Because mentoring is a less formal process than supervising, the actual “business” of mentoring can happen anywhere and everywhere. Of course, more formal meetings can be scheduled – either during the work day or a meeting off-site for coffee or lunch. An easy way to proceed is to have the mentor and mentee arrange standing weekly, bi-weekly, or monthly appointments. These appointments may cover specific topics, or can just be informal chats. It is really up to the mentor and mentee to decide upon what arrangement works for them. Examples of topics to discuss (with the mentor sharing his or her personal experience) might be: how to begin a career in the field, how to deal with and overcome difficult challenges, what advice might be most valuable for someone just starting out, what the industry code of ethics dictates, and how to work with difficult clients. One of the best ways to commence a mentor/mentee relationship is by asking the student what he or she wants to get out of the relationship. One student may want the opportunity to observe and interact with employees out in the field, another student may ask for feedback and advice, a third student may need simple encouragement or championing, and yet the last student may want to gain practical skills and abilities.
A word of caution here: a mentor is not expected to solve problems, rectify situations, and/or fix mistakes. That is the job of the intern’s supervisor. In the case of a mishap, the mentor’s role would be to work with the student to reflect upon what happened and provide the intern with support, encouragement, and information so that the student will have alternatives in mind for the future.

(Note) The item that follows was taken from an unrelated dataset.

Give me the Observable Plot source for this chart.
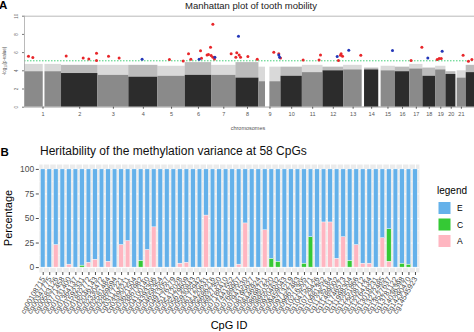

As a mentor, you or your appointed designee, will help your mentee grow by imparting knowledge and information via anecdotes and stories, role modeling, and active reflection. You will provide both a source of comfort and an answer to questions. Your insight into situations, both personal and professional, and your ability to look at a situation as an objective third party will enhance your intern’s understanding of the world and will allow your student to build a solid foundation upon which to create future successes. Whether your particular role at any given time may be advisor, advocate, coach, teacher, counselor, role model, or gatekeeper, the role of a mentor is one of the most critical to the overall success of the internship experience.